|
|
|
|
|
by zamadatix
675 days ago
|
|
> 128MB of L3 cache Sure, if you use X3D chip with the current largest amount of L3 cache accessible to a single core of any option currently available you can dedicate all of it to 128 MB of the write buffer to your disk instead of letting it be offloaded. Valid option, just as cool. I have a non X3D 7950X so jealous though ;). You've also got the case of needing to transmit up the read of the disk for modifications to sectors not cached by the system so the CPU can perform the parity calc of the whole sector and issue the appropriate writes. Particularly bad for non-sequential IO writes. > if it's 90% reduction in system DRAM utilization by RAID Yes, this - not the other. It's achieved by not writing things back to RAM again before they hit the flash pool. |
|
Ah, sorry, lscpu shows: L3: 64 MiB (2 instances)
I originally thought that meant 64MB x 2, but it means 64MB total (32MB x 2). Still 64MB is 500 times larger than 128KB stripe and I/O normally happens on a wide variety of cores, and should only be required for stripe that are in flight. Server (normally with 5x or more cores than my 12 core desktop) and way more bandwidth (24 channels instead of my 2) will have much more cache and much more bandwidth.
> Yes, this - not the other. It's achieved by not writing things back to RAM again before they hit (comparatively slow to RAM) flash pool.
Why should the stripes be written to ram? The write should enter kernel space (write is a system call), then the software RAID driver does the calculation and then the write to the devices memory space. The PCIe connected NVMe controller is not cache coherent and can't safely read main memory, which might be cached.
I took a closer look at the original post, they seem to be considering the tiny write, which requires a read/modify/write. Said operation is pretty inefficient, and linux tries to avoid this with caching, but certainly is needed sometimes. I've not seen any analysis on what fraction of I/O to production RAID system is R/M/W instead of a normal read or write.
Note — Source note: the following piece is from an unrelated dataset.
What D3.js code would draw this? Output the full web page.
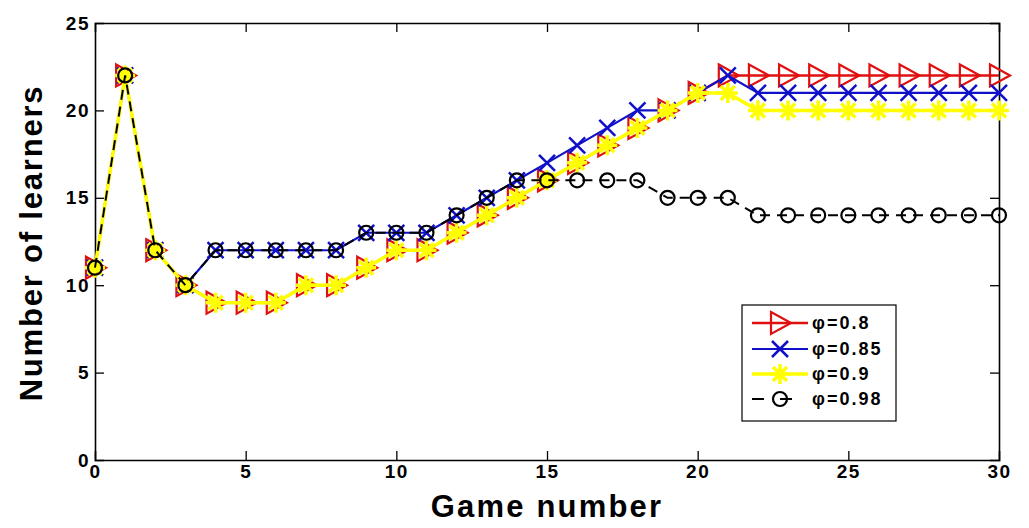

Even in the R/M/W case, a stripe is read by the software-RAID driver, the write is masked onto the strip, and a new checksum is calculated. Then the stripe is sent back to the I/O space for each involved NVMe controller. So a 4KB write (common minimum size) requires reading 128-256KB, doing the checksum, and writing it back to the device.
It does tip the scales more towards hardware RAID, but that's always been true for hardware RAID, which very often ends up slower than software RAID for previously discusses reasons.